Demon City (Break World, 2016) collects collaborations with producers such as Tobias "Why Be" Lee (the sci-fi trip Irreducible Horizon), Eric "Rabit" Burton (the superb whirling cacophony of After Woman and The Demon City), Chino Amobi (the hysterical African dance Dummy Track and especially the disintegrating cubistic fanfare Children of Hell), and Felix "Lexxi" Lee of the "Endless Parties" fame (the symphonic skit Esposas 2013 and the jovial synth-pop ditty Red Eyez).

She collaborated with Kelela and Adrian Piper on Final Exam (2016). Spots y Escupitajo (Vinyl Factory, 2017) contains 14 songs, mostly microscopic ones but also the nine-minute, pensive, piano-based fantasia Spittle.

The EP Elysia Crampton (Break World, 2018) six brief instrumentals that sound like a condensed compendium of her major works: an impressionistic vignette (Nativity), an industrial nightmare (Solilunita), a hypnotic dance (Oscollo), a chaotic fanfare (Pachuyma), a surrealistic clockwork (Orion Song), and a futuristic musichall skit (Moscow). The generation that had not known Brian Eno was mesmerized.

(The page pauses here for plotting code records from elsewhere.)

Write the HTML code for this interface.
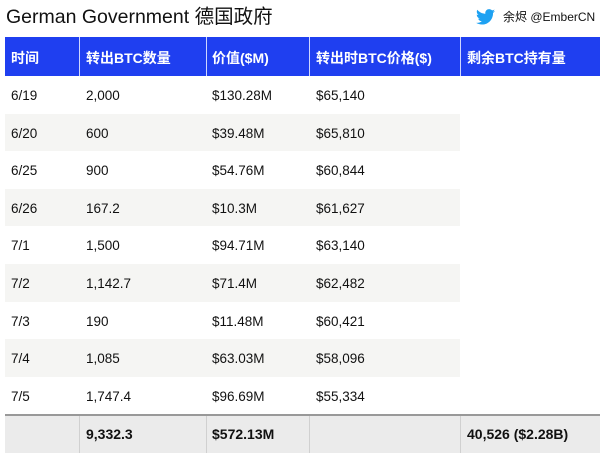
<!DOCTYPE html>
<html><head><meta charset="utf-8"><style>
body{margin:0;width:600px;height:466px;background:#fff;position:relative;overflow:hidden;font-family:"Liberation Sans","Noto Sans CJK SC",sans-serif;color:#111}
.a{position:absolute}
.t{font-size:13.5px;line-height:15px}
.h{font-size:14px;font-weight:bold;color:#fff}
</style></head><body>
<div class="a" style="left:6px;top:5px;font-size:19.5px;line-height:24px;color:#111">German Government 德国政府</div>
<svg class="a" style="left:476px;top:9px" width="19" height="16" viewBox="0 0 24 20"><path fill="#1da1f2" d="M24 2.4c-.9.4-1.8.7-2.8.8 1-.6 1.800-1.600 2.2-2.7-1 .6-2 1-3.1 1.2C19.3.7 18 0 16.6 0c-2.7 0-4.9 2.2-4.9 4.9 0 .4 0 .8.1 1.1C7.7 5.8 4.1 3.9 1.7.9c-.4.7-.7 1.6-.7 2.5 0 1.7.9 3.2 2.2 4.1-.8 0-1.6-.2-2.2-.6v.1c0 2.4 1.7 4.4 3.9 4.8-.4.1-.8.2-1.3.2-.3 0-.6 0-.9-.1.6 2 2.4 3.4 4.6 3.4-1.700 1.300-3.800 2.100-6.100 2.100-.4 0-.8 0-1.2-.1 2.2 1.4 4.8 2.2 7.5 2.2 9.1 0 14-7.5 14-14v-.6c1-.7 1.8-1.6 2.5-2.5z"/></svg>
<div class="a" style="left:503px;top:10px;font-size:12px;line-height:14px">余烬 @EmberCN</div>
<div class="a" style="left:5px;top:37px;width:595px;height:39px;background:#1f3ff0"></div>
<div class="a" style="left:79px;top:37px;width:1px;height:39px;background:#cfd6ff"></div>
<div class="a" style="left:206px;top:37px;width:1px;height:39px;background:#cfd6ff"></div>
<div class="a" style="left:309px;top:37px;width:1px;height:39px;background:#cfd6ff"></div>
<div class="a" style="left:460px;top:37px;width:1px;height:39px;background:#cfd6ff"></div>
<div class="a h" style="left:11px;top:48px">时间</div>
<div class="a h" style="left:86px;top:48px">转出BTC数量</div>
<div class="a h" style="left:212px;top:48px">价值($M)</div>
<div class="a h" style="left:316px;top:48px">转出时BTC价格($)</div>
<div class="a h" style="left:467px;top:48px">剩余BTC持有量</div>
<div id="rows"></div>
<script>
var d=[["6/19","2,000","$130.28M","$65,140"],["6/20","600","$39.48M","$65,810"],["6/25","900","$54.76M","$60,844"],["6/26","167.2","$10.3M","$61,627"],["7/1","1,500","$94.71M","$63,140"],["7/2","1,142.7","$71.4M","$62,482"],["7/3","190","$11.48M","$60,421"],["7/4","1,085","$63.03M","$58,096"],["7/5","1,747.4","$96.69M","$55,334"]];
var xs=[11,86,212,316],h="";
d.forEach(function(r,i){var y=76+i*37.6;
if(i%2==1)h+='<div class="a" style="left:5px;top:'+y+'px;width:455px;height:37.6px;background:#f5f5f3"></div>';
r.forEach(function(c,j){h+='<div class="a t" style="left:'+xs[j]+'px;top:'+(y+12)+'px">'+c+'</div>';});});
document.getElementById("rows").innerHTML=h;
</script>
<div class="a" style="left:5px;top:414px;width:595px;height:2px;background:#999"></div>
<div class="a" style="left:5px;top:416px;width:595px;height:37px;background:#ebebeb"></div>
<div class="a" style="left:79px;top:416px;width:1px;height:37px;background:#d0d0d0"></div>
<div class="a" style="left:206px;top:416px;width:1px;height:37px;background:#d0d0d0"></div>
<div class="a" style="left:309px;top:416px;width:1px;height:37px;background:#d0d0d0"></div>
<div class="a" style="left:460px;top:416px;width:1px;height:37px;background:#d0d0d0"></div>
<div class="a t" style="left:86px;top:427px;font-weight:bold;font-size:14px">9,332.3</div>
<div class="a t" style="left:212px;top:427px;font-weight:bold;font-size:14px">$572.13M</div>
<div class="a t" style="left:467px;top:427px;font-weight:bold;font-size:14px">40,526 ($2.28B)</div>
</body></html>
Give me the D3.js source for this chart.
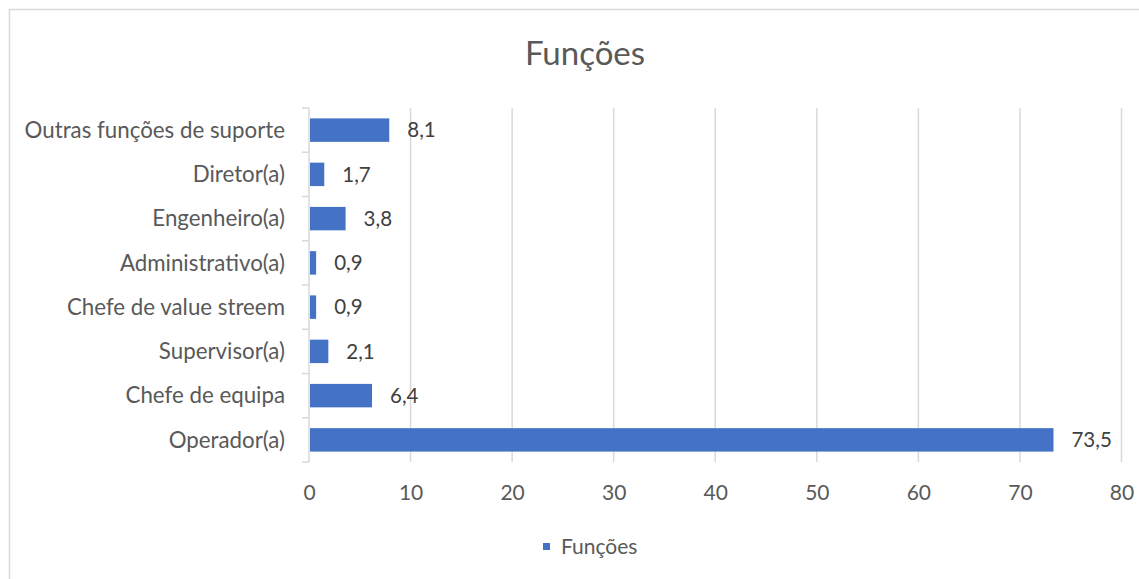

The concept album Orcorara 2010 (2020), originally the soundtrack of an art installation, toys with a number of techniques without settling into anyone in particular, from the percussive feast of Spring of Wound to the ambient tranquillity of Crest and to the sinister glitchy drones of Abolition. The eight-minute opener, Secret Ravine, is in fact a manifesto of this method, running the gamut from hellich electronics to Steve Reich-style piano minimalism with all sorts of detours, including a cute vibrato guitar riff. Unfortunately too much of the album is taken up by spoken-word sections (mostly poetry reading), notably the endless 15-minute Morning Star-Red Glare-Sequoia Bridge. This album also marks her venture into semi-classical music: if Homeless is a rather amateurish piano sonata, a female singer intones the prayer-like chamber lied Crucifixion, a much more poignant piece.